Stratesec
- Founded: 1987
- Headquarters: Woodcliff Lake, New Jersey

= Stratesec =

Security company (1987–2002)

Stratesec (formerly known as Securacom and Burns and Roe Securacom) was a security company founded in 1987 and based out of Woodcliff Lake, New Jersey. The company went public on October 2, 1997 on the American Stock Exchange and was delisted in 2002.

==Company history==
At IPO in 1997, Securacom listed among its clients Washington Dulles International Airport, Hewlett-Packard, EDS, United Airlines, Gillette, MCI, the World Trade Center, and other facilities including hospitals, prisons, corporations, utilities, universities.

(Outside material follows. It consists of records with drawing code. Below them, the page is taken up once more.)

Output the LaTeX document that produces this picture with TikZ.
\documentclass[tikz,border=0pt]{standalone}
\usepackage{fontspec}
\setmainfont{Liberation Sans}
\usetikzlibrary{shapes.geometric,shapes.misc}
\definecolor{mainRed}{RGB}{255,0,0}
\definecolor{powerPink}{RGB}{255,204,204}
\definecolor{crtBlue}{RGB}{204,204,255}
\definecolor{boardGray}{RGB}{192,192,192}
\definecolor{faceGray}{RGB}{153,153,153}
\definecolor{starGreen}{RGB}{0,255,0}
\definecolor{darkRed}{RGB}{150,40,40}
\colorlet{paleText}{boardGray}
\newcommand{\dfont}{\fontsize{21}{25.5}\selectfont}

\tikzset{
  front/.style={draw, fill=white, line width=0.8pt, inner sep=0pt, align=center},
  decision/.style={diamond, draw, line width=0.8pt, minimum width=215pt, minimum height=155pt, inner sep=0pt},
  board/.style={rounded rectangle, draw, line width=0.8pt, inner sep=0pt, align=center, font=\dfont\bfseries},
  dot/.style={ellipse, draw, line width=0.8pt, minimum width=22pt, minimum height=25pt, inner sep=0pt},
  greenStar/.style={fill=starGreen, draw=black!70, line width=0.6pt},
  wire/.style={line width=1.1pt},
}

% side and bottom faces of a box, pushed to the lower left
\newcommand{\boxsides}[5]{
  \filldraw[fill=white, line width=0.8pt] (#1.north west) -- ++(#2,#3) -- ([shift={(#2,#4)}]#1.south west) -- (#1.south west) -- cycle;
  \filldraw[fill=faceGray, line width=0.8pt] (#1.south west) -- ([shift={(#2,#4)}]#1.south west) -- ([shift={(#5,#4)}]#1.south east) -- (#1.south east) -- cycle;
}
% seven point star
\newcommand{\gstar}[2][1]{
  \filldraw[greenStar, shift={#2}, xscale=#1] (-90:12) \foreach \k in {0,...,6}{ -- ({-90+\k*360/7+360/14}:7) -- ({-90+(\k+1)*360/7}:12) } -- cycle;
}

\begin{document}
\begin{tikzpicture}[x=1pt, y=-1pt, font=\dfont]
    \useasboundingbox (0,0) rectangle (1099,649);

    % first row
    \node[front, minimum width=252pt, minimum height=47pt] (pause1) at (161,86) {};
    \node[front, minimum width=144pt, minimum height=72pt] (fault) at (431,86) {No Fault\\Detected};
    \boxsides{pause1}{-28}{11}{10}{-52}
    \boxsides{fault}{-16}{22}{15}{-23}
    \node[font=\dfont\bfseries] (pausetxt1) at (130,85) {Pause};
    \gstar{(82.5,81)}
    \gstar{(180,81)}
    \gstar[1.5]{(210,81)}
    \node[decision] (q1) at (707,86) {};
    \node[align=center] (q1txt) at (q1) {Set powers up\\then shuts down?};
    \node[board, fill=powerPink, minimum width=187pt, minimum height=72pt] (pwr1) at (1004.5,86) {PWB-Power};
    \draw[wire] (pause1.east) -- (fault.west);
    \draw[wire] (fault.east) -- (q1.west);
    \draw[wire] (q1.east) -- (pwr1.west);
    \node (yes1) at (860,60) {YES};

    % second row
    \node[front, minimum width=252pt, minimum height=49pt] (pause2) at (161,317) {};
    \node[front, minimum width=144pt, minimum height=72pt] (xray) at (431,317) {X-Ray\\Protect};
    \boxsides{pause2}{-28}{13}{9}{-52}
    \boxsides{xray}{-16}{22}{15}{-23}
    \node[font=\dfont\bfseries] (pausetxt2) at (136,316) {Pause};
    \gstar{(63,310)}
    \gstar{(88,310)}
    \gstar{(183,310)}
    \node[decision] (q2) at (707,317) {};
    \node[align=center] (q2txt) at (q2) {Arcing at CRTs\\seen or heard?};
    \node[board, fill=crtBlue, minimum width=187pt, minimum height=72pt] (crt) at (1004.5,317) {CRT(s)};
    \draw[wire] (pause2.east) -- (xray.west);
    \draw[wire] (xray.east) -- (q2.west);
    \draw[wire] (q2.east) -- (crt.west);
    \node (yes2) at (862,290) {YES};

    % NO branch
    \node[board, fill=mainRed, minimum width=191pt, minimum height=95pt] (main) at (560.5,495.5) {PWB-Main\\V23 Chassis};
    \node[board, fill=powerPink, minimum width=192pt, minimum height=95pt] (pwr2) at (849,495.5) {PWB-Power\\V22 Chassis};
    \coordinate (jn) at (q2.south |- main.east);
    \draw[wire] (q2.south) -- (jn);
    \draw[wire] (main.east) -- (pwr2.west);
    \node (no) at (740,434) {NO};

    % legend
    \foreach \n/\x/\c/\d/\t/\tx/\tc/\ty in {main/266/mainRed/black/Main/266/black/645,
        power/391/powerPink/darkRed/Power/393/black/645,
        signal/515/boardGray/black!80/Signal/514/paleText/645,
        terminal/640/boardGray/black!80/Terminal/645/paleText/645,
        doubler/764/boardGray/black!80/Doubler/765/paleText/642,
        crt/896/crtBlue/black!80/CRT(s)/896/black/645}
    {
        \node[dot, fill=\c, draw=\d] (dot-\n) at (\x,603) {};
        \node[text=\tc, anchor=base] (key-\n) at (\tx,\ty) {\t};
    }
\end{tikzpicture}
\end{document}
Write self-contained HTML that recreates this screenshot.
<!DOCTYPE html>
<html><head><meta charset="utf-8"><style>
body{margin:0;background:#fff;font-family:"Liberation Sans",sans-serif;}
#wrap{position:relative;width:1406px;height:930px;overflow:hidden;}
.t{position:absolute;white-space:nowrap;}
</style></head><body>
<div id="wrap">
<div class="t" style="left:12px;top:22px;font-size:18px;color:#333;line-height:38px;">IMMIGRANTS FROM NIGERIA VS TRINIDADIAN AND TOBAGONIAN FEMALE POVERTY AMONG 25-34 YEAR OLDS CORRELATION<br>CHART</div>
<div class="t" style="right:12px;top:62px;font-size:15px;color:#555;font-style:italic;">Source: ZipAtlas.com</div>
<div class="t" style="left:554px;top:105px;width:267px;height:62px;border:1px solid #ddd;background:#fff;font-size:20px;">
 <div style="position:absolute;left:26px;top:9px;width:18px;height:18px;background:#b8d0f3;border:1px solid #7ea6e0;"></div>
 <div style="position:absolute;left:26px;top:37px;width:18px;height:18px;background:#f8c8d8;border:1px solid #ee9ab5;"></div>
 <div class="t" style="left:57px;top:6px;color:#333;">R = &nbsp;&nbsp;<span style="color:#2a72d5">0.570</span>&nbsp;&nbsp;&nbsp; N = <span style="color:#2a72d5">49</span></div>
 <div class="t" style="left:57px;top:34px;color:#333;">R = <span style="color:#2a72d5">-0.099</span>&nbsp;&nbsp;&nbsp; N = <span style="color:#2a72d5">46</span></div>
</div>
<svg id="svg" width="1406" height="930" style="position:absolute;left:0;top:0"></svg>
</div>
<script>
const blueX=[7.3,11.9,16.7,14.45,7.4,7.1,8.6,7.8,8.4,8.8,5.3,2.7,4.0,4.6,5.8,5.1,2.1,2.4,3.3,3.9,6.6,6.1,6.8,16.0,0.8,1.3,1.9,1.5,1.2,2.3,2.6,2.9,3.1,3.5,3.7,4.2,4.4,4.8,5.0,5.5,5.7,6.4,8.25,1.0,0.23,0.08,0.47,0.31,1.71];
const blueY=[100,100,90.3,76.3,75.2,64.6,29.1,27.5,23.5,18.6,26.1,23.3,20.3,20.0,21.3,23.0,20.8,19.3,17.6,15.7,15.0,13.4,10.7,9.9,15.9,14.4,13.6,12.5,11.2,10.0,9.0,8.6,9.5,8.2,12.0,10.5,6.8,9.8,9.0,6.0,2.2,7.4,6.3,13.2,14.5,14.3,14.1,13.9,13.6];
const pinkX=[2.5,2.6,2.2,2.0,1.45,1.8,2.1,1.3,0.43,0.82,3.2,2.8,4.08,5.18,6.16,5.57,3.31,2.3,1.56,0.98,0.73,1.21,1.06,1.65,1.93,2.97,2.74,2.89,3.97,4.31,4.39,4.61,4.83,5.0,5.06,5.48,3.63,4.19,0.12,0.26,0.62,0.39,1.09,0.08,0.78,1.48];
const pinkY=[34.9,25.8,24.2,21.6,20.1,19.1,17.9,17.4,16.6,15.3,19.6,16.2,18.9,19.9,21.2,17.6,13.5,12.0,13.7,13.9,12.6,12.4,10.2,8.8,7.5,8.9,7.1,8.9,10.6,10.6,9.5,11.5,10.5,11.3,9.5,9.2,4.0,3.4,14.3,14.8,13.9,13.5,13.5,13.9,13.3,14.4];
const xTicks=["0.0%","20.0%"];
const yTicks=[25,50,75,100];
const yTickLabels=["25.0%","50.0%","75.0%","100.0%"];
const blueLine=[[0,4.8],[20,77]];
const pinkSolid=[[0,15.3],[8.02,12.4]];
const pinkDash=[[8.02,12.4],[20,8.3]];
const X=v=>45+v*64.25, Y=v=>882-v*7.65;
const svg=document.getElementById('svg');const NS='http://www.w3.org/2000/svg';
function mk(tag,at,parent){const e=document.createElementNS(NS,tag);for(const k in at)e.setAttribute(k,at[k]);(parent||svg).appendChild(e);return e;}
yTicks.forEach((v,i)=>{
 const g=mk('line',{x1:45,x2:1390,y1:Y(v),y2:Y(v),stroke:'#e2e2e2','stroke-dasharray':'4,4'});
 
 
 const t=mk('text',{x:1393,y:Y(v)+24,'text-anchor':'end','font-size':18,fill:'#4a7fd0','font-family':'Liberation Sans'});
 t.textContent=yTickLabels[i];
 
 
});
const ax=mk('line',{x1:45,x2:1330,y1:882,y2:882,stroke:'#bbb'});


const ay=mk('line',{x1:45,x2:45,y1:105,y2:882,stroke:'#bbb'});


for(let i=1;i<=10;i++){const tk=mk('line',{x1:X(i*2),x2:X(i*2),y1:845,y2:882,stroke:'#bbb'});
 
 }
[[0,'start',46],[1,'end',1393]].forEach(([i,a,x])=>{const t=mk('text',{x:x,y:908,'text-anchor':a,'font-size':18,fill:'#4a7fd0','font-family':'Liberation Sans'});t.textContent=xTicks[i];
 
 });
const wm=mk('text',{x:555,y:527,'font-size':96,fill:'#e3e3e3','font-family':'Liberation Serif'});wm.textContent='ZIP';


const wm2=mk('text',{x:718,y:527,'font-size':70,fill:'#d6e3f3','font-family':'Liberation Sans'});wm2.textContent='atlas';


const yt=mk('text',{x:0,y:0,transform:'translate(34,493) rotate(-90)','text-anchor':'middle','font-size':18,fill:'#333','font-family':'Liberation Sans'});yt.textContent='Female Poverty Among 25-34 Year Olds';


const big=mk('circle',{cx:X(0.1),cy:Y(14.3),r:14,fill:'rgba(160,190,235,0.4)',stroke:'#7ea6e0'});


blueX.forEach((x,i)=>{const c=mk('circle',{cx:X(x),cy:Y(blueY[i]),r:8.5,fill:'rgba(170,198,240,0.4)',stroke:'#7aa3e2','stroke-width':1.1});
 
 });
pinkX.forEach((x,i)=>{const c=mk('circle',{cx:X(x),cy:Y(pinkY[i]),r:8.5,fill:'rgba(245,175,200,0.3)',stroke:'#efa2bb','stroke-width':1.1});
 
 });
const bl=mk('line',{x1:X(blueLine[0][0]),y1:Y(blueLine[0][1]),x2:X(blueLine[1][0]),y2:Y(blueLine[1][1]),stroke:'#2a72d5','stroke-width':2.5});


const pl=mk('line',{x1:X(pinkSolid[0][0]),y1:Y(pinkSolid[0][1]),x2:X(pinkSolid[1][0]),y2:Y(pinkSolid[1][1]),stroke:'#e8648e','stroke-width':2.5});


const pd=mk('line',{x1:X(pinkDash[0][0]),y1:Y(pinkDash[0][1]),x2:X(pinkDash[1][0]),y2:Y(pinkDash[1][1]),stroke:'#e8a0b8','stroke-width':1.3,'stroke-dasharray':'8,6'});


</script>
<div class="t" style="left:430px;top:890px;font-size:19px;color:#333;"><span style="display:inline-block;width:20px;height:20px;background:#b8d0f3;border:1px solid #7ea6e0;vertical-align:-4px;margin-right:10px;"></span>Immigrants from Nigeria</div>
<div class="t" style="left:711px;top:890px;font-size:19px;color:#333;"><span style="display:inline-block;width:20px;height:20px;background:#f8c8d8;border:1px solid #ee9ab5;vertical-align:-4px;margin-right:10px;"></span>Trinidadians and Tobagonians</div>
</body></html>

Marvin Bush, son of former US president George H. W. Bush, and brother to former US president George W. Bush, served on the board of directors from 1993 to June 2000.

===Trademark lawsuit===
After the company went public in 1997, Securacom was ordered to change its name, as the result of a 1995 name infringement suit brought by SecuraComm, a smaller Pittsburgh-based consultancy. The court found a deliberate effort by Securacom to financially "bury" the plaintiff, Ron Libengood, and "take everything he had" by filing a barrage of frivolous arguments against Libengood and his attorneys in multiple jurisdictions. Appellate courts opined that Securacom "tried to prevail by crushing Libengood and his corporation" in a "sweeping attempt to beat a financially weaker opponent through the use of vexatious litigation." The company changed its name to "Stratesec" in 1998.

===Delisting===
Stratesec was delisted from the American Stock Exchange in July 2002 due to inability to make financing payments to ES Bankest, its primary shareholder, and other financial problems.

==See also==
- Kroll Inc. - Securacom sold security-related equipment to the New York Port Authority for the security of the World Trade Center. Securacom's contract for the sale of equipment was terminated in 1998.